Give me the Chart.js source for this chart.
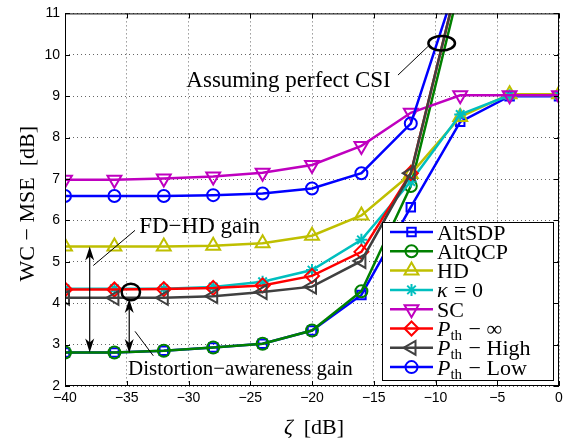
<!DOCTYPE html>
<html>
<head>
<meta charset="utf-8">
<title>WC-MSE vs zeta</title>
<script src="https://cdn.jsdelivr.net/npm/chart.js@4.4.0/dist/chart.umd.min.js"></script>
<style>
    html, body { margin: 0; padding: 0; background: #fff; }
    #container { width: 570px; height: 442px; }
</style>
</head>
<body>
<div id="container"><canvas id="vis" width="570" height="442"></canvas></div>
<script>
// x positions of the markers (zeta in dB)
const zeta = [-40, -36, -32, -28, -24, -20, -16, -12, -8, -4, 0];

// WC-MSE [dB] per method (null = off the plot)
const altSDP = [2.81, 2.81, 2.85, 2.93, 3.02, 3.34, 4.20, 6.32, 8.38, 9.00, 9.00];
const altQCP = [2.81, 2.81, 2.85, 2.93, 3.02, 3.34, 4.29, 6.83, 11.7, null, null];
const hd     = [5.37, 5.37, 5.37, 5.39, 5.45, 5.63, 6.12, 7.12, 8.50, 9.05, 9.05];
const kappa0 = [4.35, 4.35, 4.35, 4.39, 4.52, 4.80, 5.53, 6.94, 8.56, 9.02, 9.02];
const sc     = [6.98, 6.98, 7.01, 7.06, 7.15, 7.34, 7.80, 8.60, 9.02, 9.02, 9.02];
const pInf   = [4.33, 4.33, 4.34, 4.37, 4.43, 4.66, 5.24, 7.14, 12.0, null, null];
const pHigh  = [4.13, 4.13, 4.13, 4.17, 4.27, 4.40, 5.02, 7.14, 12.0, null, null];
const pLow   = [6.59, 6.59, 6.59, 6.61, 6.65, 6.77, 7.14, 8.34, 12.0, null, null];

const xTickValues = [-40, -35, -30, -25, -20, -15, -10, -5, 0];
const yTickValues = [2, 3, 4, 5, 6, 7, 8, 9, 10, 11];

const series = [altSDP, altQCP, hd, kappa0, sc, pInf, pHigh, pLow];

// legend text: [main, subscript, rest]; italic first part where math
const legendText = [
    ['AltSDP'], ['AltQCP'], ['HD'], ['κ', '', ' = 0'], ['SC'],
    ['P', 'th', ' − ∞'], ['P', 'th', ' − High'], ['P', 'th', ' − Low']
];

const styles = [
    { color: '#0000FF', pointStyle: 'rect',     radius: 6, rotation: 0 },
    { color: '#008000', pointStyle: 'circle',   radius: 6, rotation: 0 },
    { color: '#BFBF00', pointStyle: 'triangle', radius: 8, rotation: 0 },
    { color: '#00BFBF', pointStyle: 'star',     radius: 6, rotation: 0 },
    { color: '#BF00BF', pointStyle: 'triangle', radius: 8, rotation: 180 },
    { color: '#FF0000', pointStyle: 'rectRot',  radius: 7, rotation: 0 },
    { color: '#404040', pointStyle: 'triangle', radius: 8, rotation: -90 },
    { color: '#0000FF', pointStyle: 'circle',   radius: 6, rotation: 0 }
];

const SERIF = '"Liberation Serif", "Times New Roman", serif';
const SANS = '"Liberation Sans", Arial, sans-serif';

const fmt = v => v < 0 ? '\u2212' + (-v) : String(v);

const datasets = series.map((arr, i) => ({
    label: legendText[i].join(''),
    data: zeta.map((x, j) => ({ x, y: arr[j] })),
    borderColor: styles[i].color,
    backgroundColor: styles[i].color,
    borderWidth: 2.5,
    pointStyle: styles[i].pointStyle,
    pointRadius: styles[i].radius,
    pointRotation: styles[i].rotation,
    pointBorderWidth: 2,
    pointBorderColor: styles[i].color,
    pointBackgroundColor: 'rgba(0,0,0,0)',
    tension: 0,
    order: series.length - 1 - i
}));

function drawMarker(ctx, st, x, y) {
    ctx.save();
    ctx.strokeStyle = st.color;
    ctx.fillStyle = 'rgba(0,0,0,0)';
    ctx.lineWidth = 2;
    Chart.helpers.drawPoint(ctx, { pointStyle: st.pointStyle, radius: st.radius, rotation: st.rotation, borderWidth: 2 }, x, y);
    ctx.restore();
}

function arrowHead(ctx, x, y, dir) {
    // dir -1: points up, +1: points down
    const L = 14, W = 4.5, notch = 4;
    ctx.beginPath();
    ctx.moveTo(x, y);
    ctx.lineTo(x - W, y - dir * L);
    ctx.lineTo(x, y - dir * (L - notch));
    ctx.lineTo(x + W, y - dir * L);
    ctx.closePath();
    ctx.fill();
}

function doubleArrow(ctx, x, y1, y2) {
    ctx.beginPath();
    ctx.moveTo(x, y1 + 6);
    ctx.lineTo(x, y2 - 6);
    ctx.stroke();
    arrowHead(ctx, x, y1, -1);
    arrowHead(ctx, x, y2, 1);
}

const decor = {
    id: 'decor',
    afterDatasetsDraw(chart) {
        const { ctx, chartArea: a, scales: { x: xs, y: ys } } = chart;
        const X = v => xs.getPixelForValue(v);
        const Y = v => ys.getPixelForValue(v);
        ctx.save();

        // axes box and inward ticks
        ctx.strokeStyle = '#000';
        ctx.lineWidth = 1;
        ctx.strokeRect(a.left + 0.5, a.top + 0.5, a.width - 1, a.height - 1);
        ctx.beginPath();
        xTickValues.forEach(v => {
            const px = Math.round(X(v)) + 0.5;
            ctx.moveTo(px, a.bottom); ctx.lineTo(px, a.bottom - 5);
            ctx.moveTo(px, a.top); ctx.lineTo(px, a.top + 5);
        });
        yTickValues.forEach(v => {
            const py = Math.round(Y(v)) + 0.5;
            ctx.moveTo(a.left, py); ctx.lineTo(a.left + 5, py);
            ctx.moveTo(a.right, py); ctx.lineTo(a.right - 5, py);
        });
        ctx.stroke();

        // annotations
        ctx.fillStyle = '#000';
        ctx.strokeStyle = '#000';
        ctx.textAlign = 'center';
        ctx.textBaseline = 'alphabetic';
        ctx.font = '23px ' + SERIF;
        ctx.fillText('Assuming perfect CSI', X(-21.9), Y(9.23));
        ctx.fillText('FD\u2212HD gain', X(-29.1), Y(5.685));
        ctx.font = '21px ' + SERIF;
        ctx.fillText('Distortion\u2212awareness gain', X(-25.8), Y(2.26));

        ctx.lineWidth = 1;
        ctx.beginPath();
        ctx.moveTo(X(-13.04), Y(9.51)); ctx.lineTo(X(-10.61), Y(10.2));
        ctx.moveTo(X(-37.71), Y(4.91)); ctx.lineTo(X(-34.33), Y(5.76));
        ctx.moveTo(X(-34.33), Y(3.32)); ctx.lineTo(X(-32.85), Y(2.73));
        ctx.stroke();

        ctx.lineWidth = 2.5;
        ctx.beginPath();
        ctx.ellipse(X(-9.5), Y(10.28), 13.3, 7.2, 0, 0, Math.PI * 2);
        ctx.stroke();
        ctx.beginPath();
        ctx.ellipse(X(-34.67), Y(4.27), 9.2, 8.3, 0, 0, Math.PI * 2);
        ctx.stroke();

        ctx.lineWidth = 1.2;
        doubleArrow(ctx, X(-38), Y(5.37), Y(2.81));
        doubleArrow(ctx, X(-34.8), Y(4.1), Y(2.8));

        // legend
        const lx = 382, ly = 222, lw = 171, lh = 158;
        ctx.fillStyle = '#fff';
        ctx.fillRect(lx, ly, lw, lh);
        ctx.lineWidth = 1;
        ctx.strokeStyle = '#000';
        ctx.strokeRect(lx + 0.5, ly + 0.5, lw, lh);
        ctx.textAlign = 'left';
        styles.forEach((st, i) => {
            const cy = 232 + i * 19.3;
            ctx.strokeStyle = st.color;
            ctx.lineWidth = 2.5;
            ctx.beginPath();
            ctx.moveTo(390, cy); ctx.lineTo(433, cy);
            ctx.stroke();
            drawMarker(ctx, st, 411.5, cy);
            const parts = legendText[i];
            let tx = 437;
            const base = cy + 7.5;
            ctx.fillStyle = '#000';
            if (parts.length === 1) {
                ctx.font = '22px ' + SERIF;
                ctx.fillText(parts[0], tx, base);
            } else {
                ctx.font = 'italic 22px ' + SERIF;
                ctx.fillText(parts[0], tx, base);
                tx += ctx.measureText(parts[0]).width;
                if (parts[1]) {
                    ctx.font = '15px ' + SERIF;
                    ctx.fillText(parts[1], tx, base + 4);
                    tx += ctx.measureText(parts[1]).width;
                }
                ctx.font = '22px ' + SERIF;
                ctx.fillText(parts[2], tx + 1, base);
            }
        });

        // axis titles
        ctx.fillStyle = '#000';
        ctx.textAlign = 'center';
        ctx.textBaseline = 'middle';
        ctx.font = '22px ' + SERIF;
        ctx.save();
        ctx.translate(28, (a.top + a.bottom) / 2 + 4);
        ctx.rotate(-Math.PI / 2);
        ctx.fillText('WC \u2212 MSE  [dB]', 0, 0);
        ctx.restore();

        ctx.textAlign = 'left';
        ctx.font = 'italic 22px ' + SERIF;
        const zw = ctx.measureText('ζ').width;
        ctx.font = '22px ' + SERIF;
        const rw = ctx.measureText('  [dB]').width;
        const sx = X(-20) + 2 - (zw + rw) / 2;
        ctx.font = 'italic 22px ' + SERIF;
        ctx.fillText('ζ', sx, 428);
        ctx.font = '22px ' + SERIF;
        ctx.fillText('  [dB]', sx + zw, 428);

        ctx.restore();
    }
};

new Chart(document.getElementById('vis'), {
    type: 'line',
    data: { datasets },
    options: {
        responsive: false,
        animation: false,
        events: [],
        layout: { padding: { left: 0, top: 5, right: 11, bottom: 0 } },
        plugins: { legend: { display: false }, tooltip: { enabled: false } },
        scales: {
            x: {
                type: 'linear', min: -40, max: 0,
                afterFit: s => { s.height = 56; },
                afterBuildTicks: s => { s.ticks = xTickValues.map(v => ({ value: v })); },
                ticks: { color: '#000', font: { family: SANS, size: 14 }, padding: 4, maxRotation: 0, autoSkip: false, callback: fmt },
                grid: { color: 'rgba(0,0,0,0.6)', lineWidth: 1, drawTicks: false },
                border: { display: false, dash: [1, 3] }
            },
            y: {
                type: 'linear', min: 2, max: 11,
                afterFit: s => { s.width = 65; },
                afterBuildTicks: s => { s.ticks = yTickValues.map(v => ({ value: v })); },
                ticks: { color: '#000', font: { family: SANS, size: 14 }, padding: 5, autoSkip: false, callback: fmt },
                grid: { color: 'rgba(0,0,0,0.6)', lineWidth: 1, drawTicks: false },
                border: { display: false, dash: [1, 3] }
            }
        }
    },
    plugins: [decor]
});
</script>
</body>
</html>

Description of the task: Up to and including the line containing "pInf, pHigh, pLow];", repeat every line from the start of the data, but none of the pictures.

Final answer:
Give me the Chart.js source for this chart.
<!DOCTYPE html>
<html>
<head>
<meta charset="utf-8">
<title>WC-MSE vs zeta</title>
<script src="https://cdn.jsdelivr.net/npm/chart.js@4.4.0/dist/chart.umd.min.js"></script>
<style>
    html, body { margin: 0; padding: 0; background: #fff; }
    #container { width: 570px; height: 442px; }
</style>
</head>
<body>
<div id="container"><canvas id="vis" width="570" height="442"></canvas></div>
<script>
// x positions of the markers (zeta in dB)
const zeta = [-40, -36, -32, -28, -24, -20, -16, -12, -8, -4, 0];

// WC-MSE [dB] per method (null = off the plot)
const altSDP = [2.81, 2.81, 2.85, 2.93, 3.02, 3.34, 4.20, 6.32, 8.38, 9.00, 9.00];
const altQCP = [2.81, 2.81, 2.85, 2.93, 3.02, 3.34, 4.29, 6.83, 11.7, null, null];
const hd     = [5.37, 5.37, 5.37, 5.39, 5.45, 5.63, 6.12, 7.12, 8.50, 9.05, 9.05];
const kappa0 = [4.35, 4.35, 4.35, 4.39, 4.52, 4.80, 5.53, 6.94, 8.56, 9.02, 9.02];
const sc     = [6.98, 6.98, 7.01, 7.06, 7.15, 7.34, 7.80, 8.60, 9.02, 9.02, 9.02];
const pInf   = [4.33, 4.33, 4.34, 4.37, 4.43, 4.66, 5.24, 7.14, 12.0, null, null];
const pHigh  = [4.13, 4.13, 4.13, 4.17, 4.27, 4.40, 5.02, 7.14, 12.0, null, null];
const pLow   = [6.59, 6.59, 6.59, 6.61, 6.65, 6.77, 7.14, 8.34, 12.0, null, null];

const xTickValues = [-40, -35, -30, -25, -20, -15, -10, -5, 0];
const yTickValues = [2, 3, 4, 5, 6, 7, 8, 9, 10, 11];

const series = [altSDP, altQCP, hd, kappa0, sc, pInf, pHigh, pLow];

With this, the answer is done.